Isolate every line in the records below with "this" in it.

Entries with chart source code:
——————

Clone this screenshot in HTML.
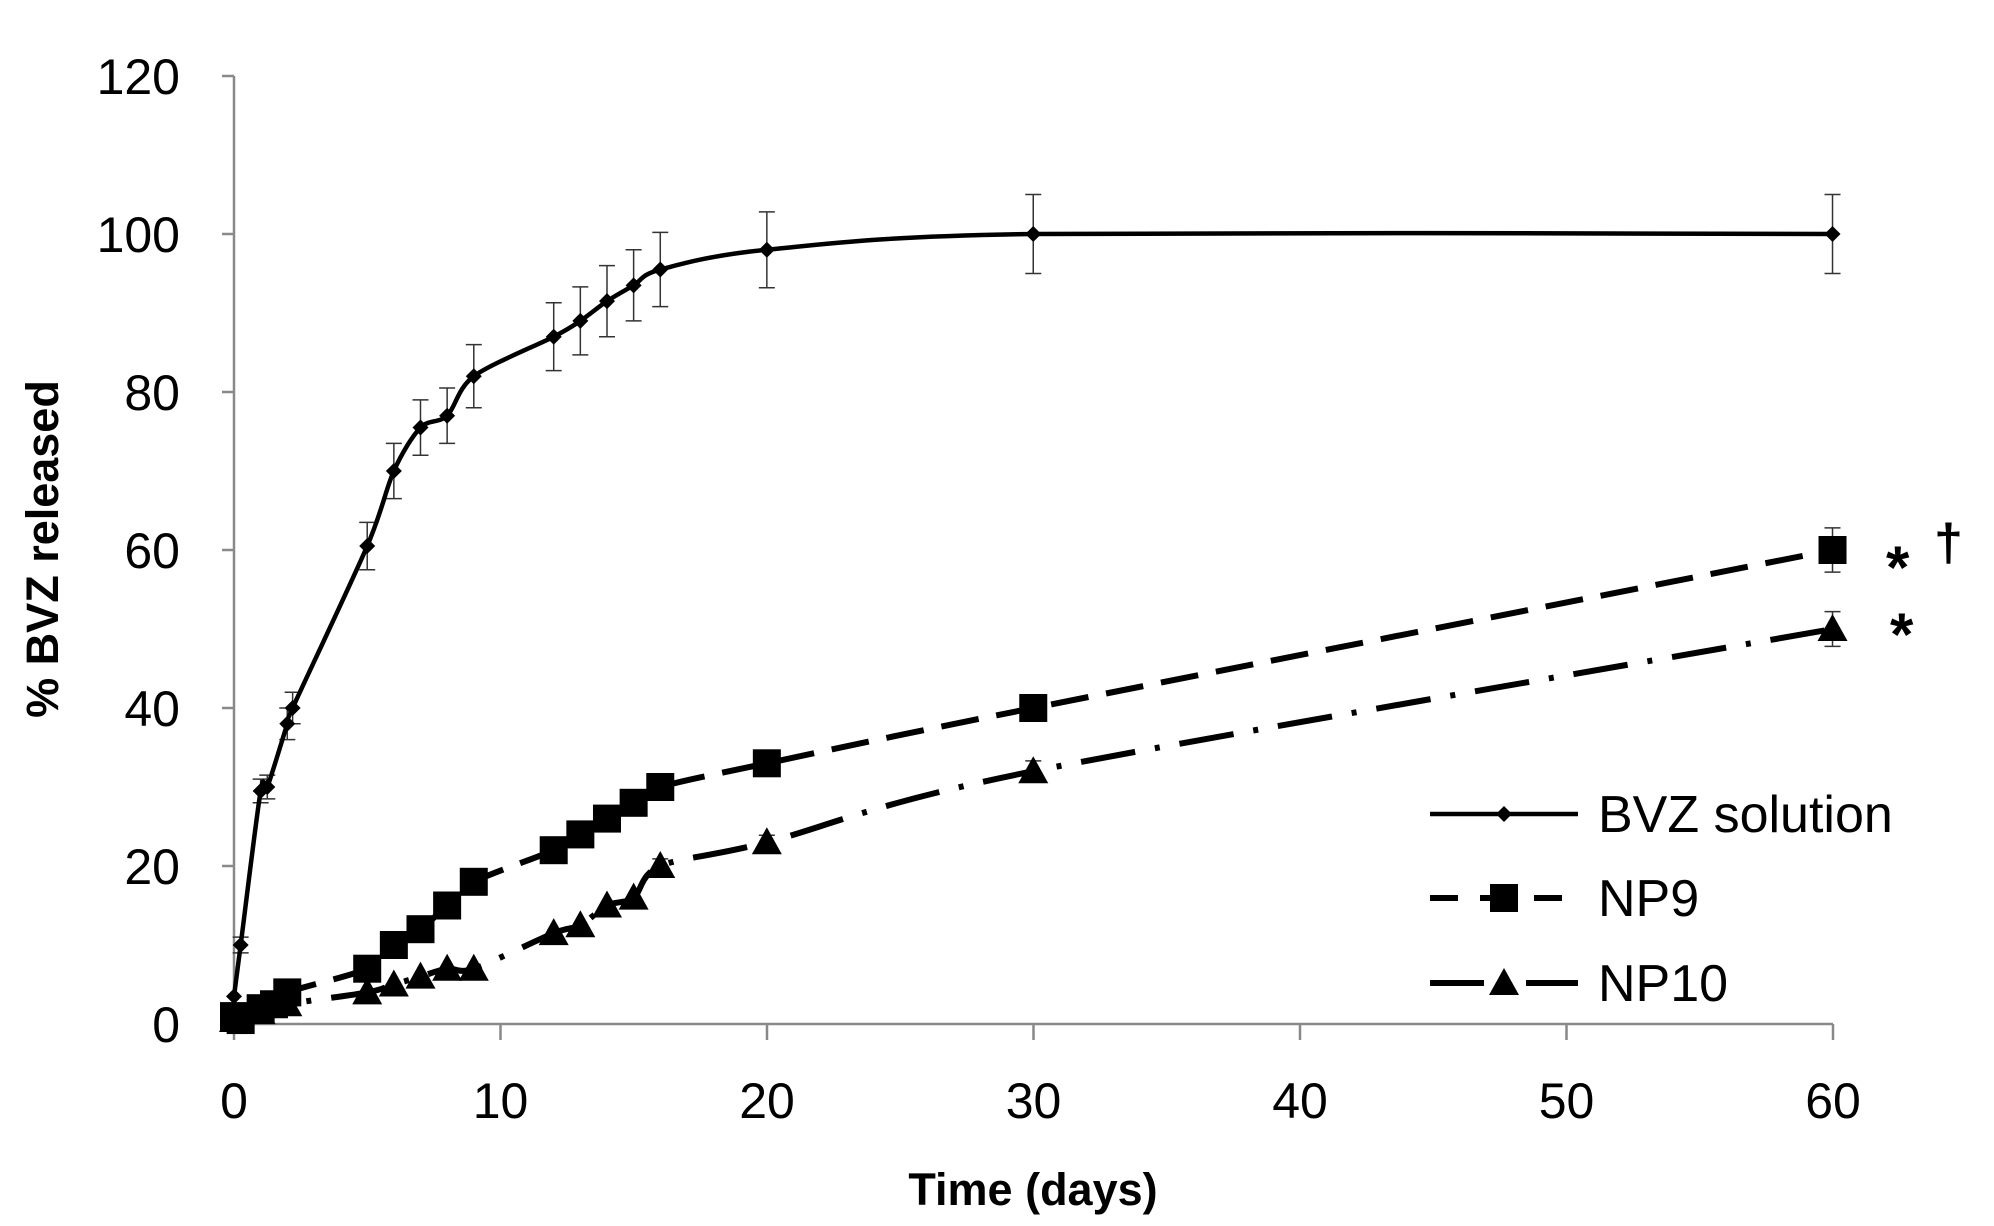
<!DOCTYPE html>
<html><head><meta charset="utf-8"><style>
html,body{margin:0;padding:0;background:#fff;}
svg{display:block;}
text{font-family:"Liberation Sans",sans-serif;fill:#000;}
</style></head><body>
<svg id="s" width="1994" height="1226" viewBox="0 0 1994 1226" xmlns="http://www.w3.org/2000/svg">
<rect width="1994" height="1226" fill="#fff"/>
<g stroke="#898989" stroke-width="2.5" fill="none">
<line x1="234" y1="76" x2="234" y2="1024"/>
<line x1="234" y1="1024" x2="1833" y2="1024"/>
<line x1="222" y1="76" x2="234" y2="76"/>
<line x1="222" y1="234" x2="234" y2="234"/>
<line x1="222" y1="392" x2="234" y2="392"/>
<line x1="222" y1="550" x2="234" y2="550"/>
<line x1="222" y1="708" x2="234" y2="708"/>
<line x1="222" y1="866" x2="234" y2="866"/>
<line x1="222" y1="1024" x2="234" y2="1024"/>
<line x1="234" y1="1024" x2="234" y2="1040"/>
<line x1="500.5" y1="1024" x2="500.5" y2="1040"/>
<line x1="767" y1="1024" x2="767" y2="1040"/>
<line x1="1033.5" y1="1024" x2="1033.5" y2="1040"/>
<line x1="1300" y1="1024" x2="1300" y2="1040"/>
<line x1="1566.5" y1="1024" x2="1566.5" y2="1040"/>
<line x1="1833" y1="1024" x2="1833" y2="1040"/>
</g>
<g font-size="50" text-anchor="end">
<text x="180" y="94">120</text>
<text x="180" y="252">100</text>
<text x="180" y="410">80</text>
<text x="180" y="568">60</text>
<text x="180" y="726">40</text>
<text x="180" y="884">20</text>
<text x="180" y="1042">0</text>
</g>
<g font-size="50" text-anchor="middle">
<text x="234" y="1118">0</text>
<text x="500.5" y="1118">10</text>
<text x="767" y="1118">20</text>
<text x="1033.5" y="1118">30</text>
<text x="1300" y="1118">40</text>
<text x="1566.5" y="1118">50</text>
<text x="1833" y="1118">60</text>
</g>
<text x="1033" y="1205" font-size="45" font-weight="bold" text-anchor="middle">Time (days)</text>
<text transform="translate(58,549) rotate(-90)" font-size="45" font-weight="bold" text-anchor="middle">% BVZ released</text>
<g id="plot"></g>
<g font-size="52">
<text x="1598" y="832">BVZ solution</text>
<text x="1598" y="916">NP9</text>
<text x="1598" y="1001">NP10</text>
</g>
<g font-size="60" font-weight="bold">
<text x="1886" y="588">*</text>
<text x="1890" y="655">*</text>
</g>
<text x="1934" y="560" font-size="52" font-weight="bold">†</text>
</svg>
<script>
var NS="http://www.w3.org/2000/svg",P=document.getElementById("plot");
function X(d){return 234+d*26.642;}function Y(v){return 1024-v*7.9;}
function el(t,a){var e=document.createElementNS(NS,t);for(var k in a)e.setAttribute(k,a[k]);P.appendChild(e);return e;}
var bvz=[[0,3.5,0],[0.25,10,1],[1,29.5,1.5],[1.25,30,1.5],[2,38,2],[2.2,40,2],[5,60.5,3],[6,70,3.5],[7,75.5,3.5],[8,77,3.5],[9,82,4],[12,87,4.3],[13,89,4.3],[14,91.5,4.5],[15,93.5,4.5],[16,95.5,4.7],[20,98,4.8],[30,100,5],[60,100,5]];
var np9=[[0,1,0],[0.25,0.5,0],[1,2,0],[1.5,2.5,0],[2,4,0],[5,7,0],[6,10,0],[7,12,0],[8,15,0],[9,18,0],[12,22,0],[13,24,0],[14,26,0],[15,28,0],[16,30,0],[20,33,0],[30,40,0],[60,60,2.8]];
var np10=[[0,0.5,0],[1,1.5,0],[2,2.5,0],[5,4,0],[6,5,0],[7,6,0],[8,7,0],[9,7,0],[12,11.5,0],[13,12.5,0],[14,15,0],[15,16,0],[16,20,0.9],[20,23,0.9],[30,32,1.3],[60,50,2.2]];
function pts(d){return d.map(function(p){return X(p[0]).toFixed(1)+","+Y(p[1]).toFixed(1);}).join(" ");}
function smooth(d){var q=d.map(function(p){return [X(p[0]),Y(p[1])];});var s="M"+q[0][0]+","+q[0][1];
for(var i=0;i<q.length-1;i++){var p0=q[i-1]||q[i],p1=q[i],p2=q[i+1],p3=q[i+2]||q[i+1];var t=0.15;
s+=" C"+(p1[0]+(p2[0]-p0[0])*t)+","+(p1[1]+(p2[1]-p0[1])*t)+" "+(p2[0]-(p3[0]-p1[0])*t)+","+(p2[1]-(p3[1]-p1[1])*t)+" "+p2[0]+","+p2[1];}return s;}
function err(d){d.forEach(function(p){if(!p[2])return;var x=X(p[0]),a=Y(p[1]+p[2]),b=Y(p[1]-p[2]);
el("line",{x1:x,y1:a,x2:x,y2:b,stroke:"#333","stroke-width":1.5});
el("line",{x1:x-8,y1:a,x2:x+8,y2:a,stroke:"#333","stroke-width":1.5});
el("line",{x1:x-8,y1:b,x2:x+8,y2:b,stroke:"#333","stroke-width":1.5});});}
err(bvz);err(np9);err(np10);
el("path",{d:smooth(np10),fill:"none",stroke:"#000","stroke-width":6,"stroke-dasharray":"55 20 5 20"});
el("path",{d:smooth(np9),fill:"none",stroke:"#000","stroke-width":6,"stroke-dasharray":"38 18"});
el("path",{d:smooth(bvz),fill:"none",stroke:"#000","stroke-width":4.5,"stroke-linejoin":"round"});
function sq(x,y){el("rect",{x:x-14,y:y-14,width:28,height:28,fill:"#000"});}
function tri(x,y){el("polygon",{points:(x-15)+","+(y+12)+" "+(x+15)+","+(y+12)+" "+x+","+(y-15),fill:"#000"});}
function dia(x,y){el("polygon",{points:x+","+(y-8)+" "+(x+8)+","+y+" "+x+","+(y+8)+" "+(x-8)+","+y,fill:"#000"});}
np9.forEach(function(p){sq(X(p[0]),Y(p[1]));});
np10.forEach(function(p){tri(X(p[0]),Y(p[1]));});
bvz.forEach(function(p){dia(X(p[0]),Y(p[1]));});
// legend
el("line",{x1:1430,y1:814,x2:1578,y2:814,stroke:"#000","stroke-width":4.5});dia(1504,814);
el("line",{x1:1430,y1:898,x2:1458,y2:898,stroke:"#000","stroke-width":6});
el("line",{x1:1480,y1:898,x2:1500,y2:898,stroke:"#000","stroke-width":6});
el("line",{x1:1534,y1:898,x2:1562,y2:898,stroke:"#000","stroke-width":6});sq(1504,898);
el("line",{x1:1430,y1:983,x2:1484,y2:983,stroke:"#000","stroke-width":6});
el("line",{x1:1526,y1:983,x2:1578,y2:983,stroke:"#000","stroke-width":6});tri(1504,983);
</script>
</body></html>
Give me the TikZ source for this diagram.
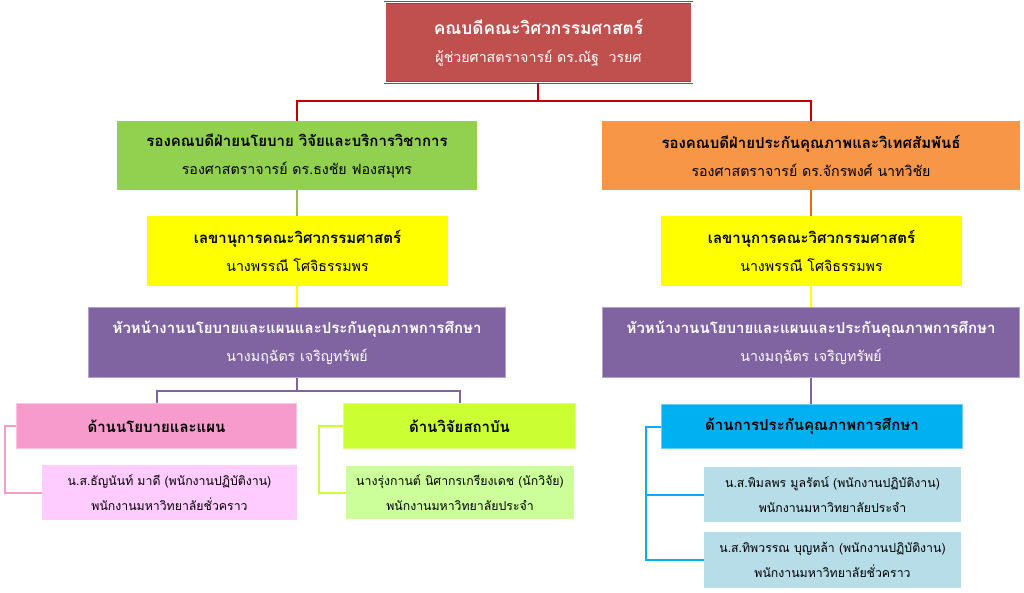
\documentclass[tikz,border=0pt]{standalone}
\usepackage{fontspec}
\newfontfamily\thaifont[Script=Thai]{Loma}
\usepackage{tikz}
\usetikzlibrary{shapes,positioning,calc}
\definecolor{deanred}{HTML}{C0504D}
\definecolor{deanedge}{HTML}{A03F3C}
\definecolor{linkred}{HTML}{C00000}
\definecolor{vpgreen}{HTML}{92D050}
\definecolor{linkgreen}{HTML}{9BBB59}
\definecolor{vporange}{HTML}{F79646}
\definecolor{linkorange}{HTML}{E46C0A}
\definecolor{secyellow}{HTML}{FFFF00}
\definecolor{headpurple}{HTML}{8064A2}
\definecolor{headedge}{HTML}{B3A2C7}
\definecolor{unitpink}{HTML}{F69BCB}
\definecolor{unitpinkedge}{HTML}{FAC3DF}
\definecolor{staffpink}{HTML}{FFCCFF}
\definecolor{unitlime}{HTML}{CCFF33}
\definecolor{unitlimeedge}{HTML}{E0FF80}
\definecolor{stafflime}{HTML}{CCFF99}
\definecolor{unitcyan}{HTML}{00B0F0}
\definecolor{unitcyanedge}{HTML}{66D0F6}
\definecolor{staffblue}{HTML}{B7DDE8}
\newcommand\posttitle[1]{{\fontsize{15}{28}\selectfont\bfseries #1}}
\newcommand\deantitle[1]{{\fontsize{17.3}{30}\selectfont\bfseries #1}}

\begin{document}
\begin{tikzpicture}[x=1pt, y=-1pt, thick,
  font=\thaifont\fontsize{14.2}{28}\selectfont,
  card/.style={rectangle, align=center, inner sep=0pt},
  deanbox/.style={card, fill=deanred, draw=deanedge, double=white, double distance=1.2pt, line width=.6pt, text=white},
  vpbox/.style={card, fill=#1},
  secbox/.style={card, fill=secyellow},
  headbox/.style={card, fill=headpurple, draw=headedge, line width=1.5pt, text=white},
  unitbox/.style 2 args={card, fill=#1, draw=#2, line width=1.5pt},
  staffbox/.style={card, fill=#1, font=\thaifont\fontsize{12.3}{25}\selectfont},
  link/.style={draw=#1, line width=2pt}]
\useasboundingbox (0,0) rectangle (1024,593);

\node (dean) [deanbox, minimum width=307, minimum height=80] at (538.5,42.5) {\deantitle{คณบดีคณะวิศวกรรมศาสตร์}\\ผู้ช่วยศาสตราจารย์ ดร.ณัฐ~ วรยศ};
\node (vpl) [vpbox=vpgreen, minimum width=360, minimum height=69] at (297,155.5) {\posttitle{รองคณบดีฝ่ายนโยบาย วิจัยและบริการวิชาการ}\\รองศาสตราจารย์ ดร.ธงชัย ฟองสมุทร};
\node (vpr) [vpbox=vporange, minimum width=418, minimum height=69] at (811,155.5) {\posttitle{รองคณบดีฝ่ายประกันคุณภาพและวิเทศสัมพันธ์}\\รองศาสตราจารย์ ดร.จักรพงศ์ นาทวิชัย};
\node (secl) [secbox, minimum width=301, minimum height=70] at (297.5,251) {\posttitle{เลขานุการคณะวิศวกรรมศาสตร์}\\นางพรรณี โศจิธรรมพร};
\node (secr) [secbox, minimum width=301, minimum height=70] at (811.5,251) {\posttitle{เลขานุการคณะวิศวกรรมศาสตร์}\\นางพรรณี โศจิธรรมพร};
\node (headl) [headbox, minimum width=417, minimum height=70] at (297,342.5) {\posttitle{หัวหน้างานนโยบายและแผนและประกันคุณภาพการศึกษา}\\นางมฤฉัตร เจริญทรัพย์};
\node (headr) [headbox, minimum width=417, minimum height=70] at (811,342.5) {\posttitle{หัวหน้างานนโยบายและแผนและประกันคุณภาพการศึกษา}\\นางมฤฉัตร เจริญทรัพย์};
\node (policy) [unitbox={unitpink}{unitpinkedge}, minimum width=280, minimum height=45] at (156.5,426) {\posttitle{ด้านนโยบายและแผน}};
\node (research) [unitbox={unitlime}{unitlimeedge}, minimum width=232, minimum height=45] at (459.5,426) {\posttitle{ด้านวิจัยสถาบัน}};
\node (quality) [unitbox={unitcyan}{unitcyanedge}, minimum width=301, minimum height=44] at (812,426.5) {\posttitle{ด้านการประกันคุณภาพการศึกษา}};
\node (policystaff) [staffbox=staffpink, minimum width=255, minimum height=55] at (169.5,492.5) {น.ส.ธัญนันท์ มาดี (พนักงานปฏิบัติงาน)\\พนักงานมหาวิทยาลัยชั่วคราว};
\node (researchstaff) [staffbox=stafflime, minimum width=228, minimum height=53] at (460,492.5) {นางรุ่งกานต์ นิศากรเกรียงเดช (นักวิจัย)\\พนักงานมหาวิทยาลัยประจำ};
\node (qualitystaffa) [staffbox=staffblue, minimum width=257, minimum height=55] at (832.5,494.5) {น.ส.พิมลพร มูลรัตน์ (พนักงานปฏิบัติงาน)\\พนักงานมหาวิทยาลัยประจำ};
\node (qualitystaffb) [staffbox=staffblue, minimum width=257, minimum height=56] at (832.5,560) {น.ส.ทิพวรรณ บุญหล้า (พนักงานปฏิบัติงาน)\\พนักงานมหาวิทยาลัยชั่วคราว};

\coordinate (deanjoint) at (538,101);
\coordinate (headljoint) at (297,391);
\coordinate (policyrail) at (5,426);
\coordinate (researchrail) at (319,426);
\coordinate (qualityrail) at (646,426.5);

\draw[link=linkred] (dean.south -| deanjoint) -- (deanjoint) -| (vpl.north);
\draw[link=linkred] (deanjoint) -| (vpr.north);
\draw[link=linkgreen] (vpl.south) -- (vpl.south |- secl.north);
\draw[link=linkorange] (vpr.south) -- (vpr.south |- secr.north);
\draw[link=secyellow] (secl.south -| headl) -- (headl.north);
\draw[link=secyellow] (secr.south -| headr) -- (headr.north);
\draw[link=headpurple] (headl.south) -- (headljoint) -| (policy.north);
\draw[link=headpurple] (headljoint) -| (research.north);
\draw[link=headpurple] (headr.south) -- (headr.south |- quality.north);
\draw[link=unitpink] (policy.west) -- (policyrail) |- (policystaff.west);
\draw[link=unitlime] (research.west) -- (researchrail) |- (researchstaff.west);
\draw[link=unitcyan] (quality.west) -- (qualityrail) |- (qualitystaffa.west);
\draw[link=unitcyan] (qualityrail) |- (qualitystaffb.west);
\end{tikzpicture}
\end{document}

——————

* Solved problem:
Clone this screenshot in HTML.
Give me the TikZ source for this diagram.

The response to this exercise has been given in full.